▶ [Description of the task]
Print the listing from its top line through the line containing "a_post_peak = [5.4, 5.4, 5.35, 5.5, 4.85, 4.9, 4.7, 4.4, 4.4]", nothing more, and leave out the pictures.

▶ [Stored data]

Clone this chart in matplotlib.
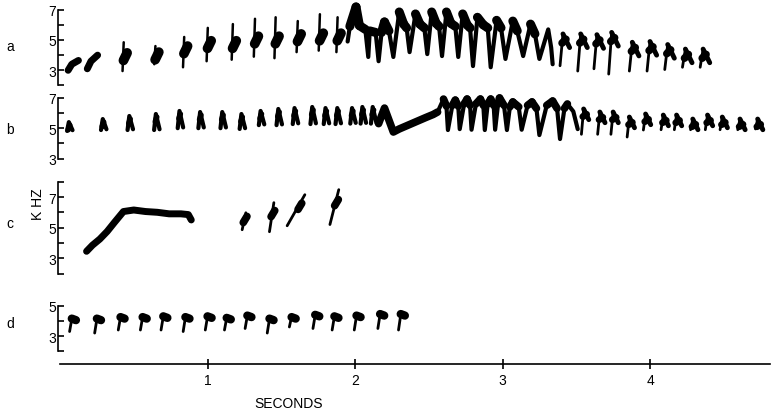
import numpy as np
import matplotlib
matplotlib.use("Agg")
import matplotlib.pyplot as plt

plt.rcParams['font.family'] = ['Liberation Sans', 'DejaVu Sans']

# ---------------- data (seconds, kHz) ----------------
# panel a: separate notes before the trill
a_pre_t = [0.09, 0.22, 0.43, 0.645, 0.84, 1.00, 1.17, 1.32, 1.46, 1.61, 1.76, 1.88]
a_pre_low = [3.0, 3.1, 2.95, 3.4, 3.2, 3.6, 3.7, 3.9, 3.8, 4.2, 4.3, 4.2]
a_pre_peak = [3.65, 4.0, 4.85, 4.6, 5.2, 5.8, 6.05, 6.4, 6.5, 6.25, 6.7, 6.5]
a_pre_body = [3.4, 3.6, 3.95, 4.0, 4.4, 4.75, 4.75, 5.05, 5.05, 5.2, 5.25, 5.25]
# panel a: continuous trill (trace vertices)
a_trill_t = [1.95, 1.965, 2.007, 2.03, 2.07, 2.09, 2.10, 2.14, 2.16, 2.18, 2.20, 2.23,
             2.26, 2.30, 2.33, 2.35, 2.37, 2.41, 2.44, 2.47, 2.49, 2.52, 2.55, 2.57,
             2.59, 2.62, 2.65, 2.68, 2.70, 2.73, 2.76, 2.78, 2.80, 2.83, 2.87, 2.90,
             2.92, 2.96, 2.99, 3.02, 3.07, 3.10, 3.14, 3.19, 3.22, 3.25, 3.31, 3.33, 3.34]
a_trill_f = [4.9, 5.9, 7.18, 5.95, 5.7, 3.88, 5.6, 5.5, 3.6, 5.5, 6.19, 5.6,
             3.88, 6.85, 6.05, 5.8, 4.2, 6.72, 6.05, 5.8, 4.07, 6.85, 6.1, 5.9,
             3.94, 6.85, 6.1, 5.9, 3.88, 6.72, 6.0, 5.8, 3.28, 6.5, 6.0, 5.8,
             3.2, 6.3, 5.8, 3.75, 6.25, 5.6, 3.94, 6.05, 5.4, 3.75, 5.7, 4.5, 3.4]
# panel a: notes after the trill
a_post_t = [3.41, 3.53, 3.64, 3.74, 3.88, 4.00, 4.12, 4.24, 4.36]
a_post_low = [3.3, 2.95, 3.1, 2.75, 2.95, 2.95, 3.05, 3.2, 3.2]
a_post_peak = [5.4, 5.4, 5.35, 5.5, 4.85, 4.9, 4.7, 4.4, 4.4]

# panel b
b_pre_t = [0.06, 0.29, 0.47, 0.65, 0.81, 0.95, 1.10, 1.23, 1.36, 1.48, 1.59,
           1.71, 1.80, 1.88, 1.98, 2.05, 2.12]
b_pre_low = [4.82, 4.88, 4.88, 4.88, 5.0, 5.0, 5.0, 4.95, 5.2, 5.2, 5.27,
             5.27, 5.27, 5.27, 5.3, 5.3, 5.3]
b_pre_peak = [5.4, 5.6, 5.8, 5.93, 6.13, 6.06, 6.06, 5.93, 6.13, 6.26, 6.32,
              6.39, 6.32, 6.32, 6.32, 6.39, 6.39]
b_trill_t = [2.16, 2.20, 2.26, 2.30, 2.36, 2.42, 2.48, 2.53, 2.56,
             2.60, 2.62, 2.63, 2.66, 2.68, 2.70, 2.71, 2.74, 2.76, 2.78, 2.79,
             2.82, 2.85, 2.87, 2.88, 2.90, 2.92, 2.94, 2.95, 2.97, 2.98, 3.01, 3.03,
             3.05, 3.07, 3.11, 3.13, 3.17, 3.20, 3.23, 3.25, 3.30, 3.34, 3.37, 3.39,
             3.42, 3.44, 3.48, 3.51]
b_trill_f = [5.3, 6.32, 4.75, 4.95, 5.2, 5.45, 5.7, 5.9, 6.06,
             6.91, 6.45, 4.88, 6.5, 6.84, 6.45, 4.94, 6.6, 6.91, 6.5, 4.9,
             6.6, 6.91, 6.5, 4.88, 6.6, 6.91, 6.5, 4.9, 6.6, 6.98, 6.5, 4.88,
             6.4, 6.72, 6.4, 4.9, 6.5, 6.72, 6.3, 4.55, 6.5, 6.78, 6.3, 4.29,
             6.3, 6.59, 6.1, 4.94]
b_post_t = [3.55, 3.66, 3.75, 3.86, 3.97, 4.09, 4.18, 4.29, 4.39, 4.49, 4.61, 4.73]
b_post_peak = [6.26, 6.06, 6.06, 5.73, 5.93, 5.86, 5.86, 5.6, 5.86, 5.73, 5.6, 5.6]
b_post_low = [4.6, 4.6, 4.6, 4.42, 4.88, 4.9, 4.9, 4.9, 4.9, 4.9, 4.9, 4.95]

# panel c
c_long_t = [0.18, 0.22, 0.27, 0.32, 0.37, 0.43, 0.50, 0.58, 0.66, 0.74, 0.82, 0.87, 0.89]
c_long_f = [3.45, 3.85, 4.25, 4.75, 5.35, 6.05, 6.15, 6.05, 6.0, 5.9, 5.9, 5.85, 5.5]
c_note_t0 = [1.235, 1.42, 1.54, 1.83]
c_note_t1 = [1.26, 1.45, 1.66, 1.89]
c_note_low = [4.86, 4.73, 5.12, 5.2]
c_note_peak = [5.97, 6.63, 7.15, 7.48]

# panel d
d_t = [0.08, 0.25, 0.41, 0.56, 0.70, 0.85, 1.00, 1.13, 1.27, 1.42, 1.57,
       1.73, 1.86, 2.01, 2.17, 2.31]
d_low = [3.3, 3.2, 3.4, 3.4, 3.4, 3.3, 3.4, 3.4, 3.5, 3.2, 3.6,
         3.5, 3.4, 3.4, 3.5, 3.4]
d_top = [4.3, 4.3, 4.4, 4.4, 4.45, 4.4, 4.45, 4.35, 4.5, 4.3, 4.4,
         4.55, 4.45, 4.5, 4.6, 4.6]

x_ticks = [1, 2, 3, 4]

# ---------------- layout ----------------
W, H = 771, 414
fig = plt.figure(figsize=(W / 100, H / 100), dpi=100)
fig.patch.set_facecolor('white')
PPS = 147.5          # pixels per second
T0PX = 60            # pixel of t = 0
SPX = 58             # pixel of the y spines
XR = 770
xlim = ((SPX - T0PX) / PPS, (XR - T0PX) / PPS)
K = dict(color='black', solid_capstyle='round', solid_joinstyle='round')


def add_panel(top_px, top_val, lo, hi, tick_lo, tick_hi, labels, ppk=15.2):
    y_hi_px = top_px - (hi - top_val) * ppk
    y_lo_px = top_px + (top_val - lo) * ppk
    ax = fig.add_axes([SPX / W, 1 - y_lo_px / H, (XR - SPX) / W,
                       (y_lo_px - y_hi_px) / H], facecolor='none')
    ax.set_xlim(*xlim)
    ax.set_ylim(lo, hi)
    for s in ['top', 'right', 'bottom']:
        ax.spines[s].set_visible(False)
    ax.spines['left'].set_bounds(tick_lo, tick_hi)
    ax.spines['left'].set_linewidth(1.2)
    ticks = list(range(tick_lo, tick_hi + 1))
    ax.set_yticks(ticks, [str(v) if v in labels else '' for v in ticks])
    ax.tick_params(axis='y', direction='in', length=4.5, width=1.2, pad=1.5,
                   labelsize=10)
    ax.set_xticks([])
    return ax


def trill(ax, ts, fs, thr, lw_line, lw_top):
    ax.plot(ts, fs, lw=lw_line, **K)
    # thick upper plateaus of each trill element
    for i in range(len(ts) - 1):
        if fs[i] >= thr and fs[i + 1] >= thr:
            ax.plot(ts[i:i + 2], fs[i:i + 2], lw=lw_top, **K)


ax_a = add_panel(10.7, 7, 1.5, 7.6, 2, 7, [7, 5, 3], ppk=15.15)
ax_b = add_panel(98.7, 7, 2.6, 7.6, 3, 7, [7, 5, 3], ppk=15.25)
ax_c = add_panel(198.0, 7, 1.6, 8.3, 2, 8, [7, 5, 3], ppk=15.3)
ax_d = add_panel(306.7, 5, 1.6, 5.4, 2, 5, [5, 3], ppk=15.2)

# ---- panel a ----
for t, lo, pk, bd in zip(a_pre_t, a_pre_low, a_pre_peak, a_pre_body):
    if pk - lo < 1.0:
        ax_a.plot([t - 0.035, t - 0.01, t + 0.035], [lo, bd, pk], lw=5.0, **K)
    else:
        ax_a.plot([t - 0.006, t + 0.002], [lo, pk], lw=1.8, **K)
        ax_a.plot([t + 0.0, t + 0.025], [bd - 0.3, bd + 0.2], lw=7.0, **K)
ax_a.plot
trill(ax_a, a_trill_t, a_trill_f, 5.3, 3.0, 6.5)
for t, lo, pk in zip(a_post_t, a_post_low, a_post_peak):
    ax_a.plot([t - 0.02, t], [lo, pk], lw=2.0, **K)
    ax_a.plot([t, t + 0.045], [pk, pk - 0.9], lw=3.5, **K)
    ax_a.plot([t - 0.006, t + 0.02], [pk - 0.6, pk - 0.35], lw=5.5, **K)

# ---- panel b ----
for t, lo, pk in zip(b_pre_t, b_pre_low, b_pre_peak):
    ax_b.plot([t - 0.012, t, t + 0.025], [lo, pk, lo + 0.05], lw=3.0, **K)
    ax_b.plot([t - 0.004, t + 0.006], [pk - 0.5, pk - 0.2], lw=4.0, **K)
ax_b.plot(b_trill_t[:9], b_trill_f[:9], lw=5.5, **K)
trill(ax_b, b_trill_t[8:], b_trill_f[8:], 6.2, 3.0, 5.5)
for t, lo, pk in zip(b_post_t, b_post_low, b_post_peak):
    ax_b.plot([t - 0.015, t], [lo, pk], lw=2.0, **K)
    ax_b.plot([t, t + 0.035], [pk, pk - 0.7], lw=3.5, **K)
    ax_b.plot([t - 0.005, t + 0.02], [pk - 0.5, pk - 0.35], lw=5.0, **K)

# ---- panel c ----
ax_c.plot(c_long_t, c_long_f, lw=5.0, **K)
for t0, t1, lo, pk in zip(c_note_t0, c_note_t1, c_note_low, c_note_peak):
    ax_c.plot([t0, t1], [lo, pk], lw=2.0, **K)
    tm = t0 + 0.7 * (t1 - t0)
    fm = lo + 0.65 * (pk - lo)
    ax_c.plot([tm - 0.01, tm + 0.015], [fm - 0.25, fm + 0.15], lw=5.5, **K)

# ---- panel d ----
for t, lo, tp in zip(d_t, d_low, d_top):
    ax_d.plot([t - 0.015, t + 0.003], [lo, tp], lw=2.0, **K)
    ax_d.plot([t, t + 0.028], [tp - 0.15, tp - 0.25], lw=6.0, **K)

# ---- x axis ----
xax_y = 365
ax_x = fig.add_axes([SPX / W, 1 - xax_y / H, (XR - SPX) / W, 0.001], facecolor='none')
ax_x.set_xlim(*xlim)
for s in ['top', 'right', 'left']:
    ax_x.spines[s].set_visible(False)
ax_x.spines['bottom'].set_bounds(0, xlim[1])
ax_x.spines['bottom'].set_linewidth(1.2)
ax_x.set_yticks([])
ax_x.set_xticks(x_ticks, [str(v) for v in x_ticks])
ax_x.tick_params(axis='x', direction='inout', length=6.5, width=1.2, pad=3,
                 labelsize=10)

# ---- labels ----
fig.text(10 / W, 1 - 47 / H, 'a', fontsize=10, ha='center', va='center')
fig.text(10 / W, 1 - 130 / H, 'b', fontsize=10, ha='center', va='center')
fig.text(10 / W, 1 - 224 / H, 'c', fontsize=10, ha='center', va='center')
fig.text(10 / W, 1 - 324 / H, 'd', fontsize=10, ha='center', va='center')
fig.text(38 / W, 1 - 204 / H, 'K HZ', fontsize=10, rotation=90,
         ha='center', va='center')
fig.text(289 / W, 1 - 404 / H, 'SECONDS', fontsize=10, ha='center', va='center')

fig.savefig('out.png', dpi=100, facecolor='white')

▶ [Response below]
Clone this chart in matplotlib.
import numpy as np
import matplotlib
matplotlib.use("Agg")
import matplotlib.pyplot as plt

plt.rcParams['font.family'] = ['Liberation Sans', 'DejaVu Sans']

# ---------------- data (seconds, kHz) ----------------
# panel a: separate notes before the trill
a_pre_t = [0.09, 0.22, 0.43, 0.645, 0.84, 1.00, 1.17, 1.32, 1.46, 1.61, 1.76, 1.88]
a_pre_low = [3.0, 3.1, 2.95, 3.4, 3.2, 3.6, 3.7, 3.9, 3.8, 4.2, 4.3, 4.2]
a_pre_peak = [3.65, 4.0, 4.85, 4.6, 5.2, 5.8, 6.05, 6.4, 6.5, 6.25, 6.7, 6.5]
a_pre_body = [3.4, 3.6, 3.95, 4.0, 4.4, 4.75, 4.75, 5.05, 5.05, 5.2, 5.25, 5.25]
# panel a: continuous trill (trace vertices)
a_trill_t = [1.95, 1.965, 2.007, 2.03, 2.07, 2.09, 2.10, 2.14, 2.16, 2.18, 2.20, 2.23,
             2.26, 2.30, 2.33, 2.35, 2.37, 2.41, 2.44, 2.47, 2.49, 2.52, 2.55, 2.57,
             2.59, 2.62, 2.65, 2.68, 2.70, 2.73, 2.76, 2.78, 2.80, 2.83, 2.87, 2.90,
             2.92, 2.96, 2.99, 3.02, 3.07, 3.10, 3.14, 3.19, 3.22, 3.25, 3.31, 3.33, 3.34]
a_trill_f = [4.9, 5.9, 7.18, 5.95, 5.7, 3.88, 5.6, 5.5, 3.6, 5.5, 6.19, 5.6,
             3.88, 6.85, 6.05, 5.8, 4.2, 6.72, 6.05, 5.8, 4.07, 6.85, 6.1, 5.9,
             3.94, 6.85, 6.1, 5.9, 3.88, 6.72, 6.0, 5.8, 3.28, 6.5, 6.0, 5.8,
             3.2, 6.3, 5.8, 3.75, 6.25, 5.6, 3.94, 6.05, 5.4, 3.75, 5.7, 4.5, 3.4]
# panel a: notes after the trill
a_post_t = [3.41, 3.53, 3.64, 3.74, 3.88, 4.00, 4.12, 4.24, 4.36]
a_post_low = [3.3, 2.95, 3.1, 2.75, 2.95, 2.95, 3.05, 3.2, 3.2]
a_post_peak = [5.4, 5.4, 5.35, 5.5, 4.85, 4.9, 4.7, 4.4, 4.4]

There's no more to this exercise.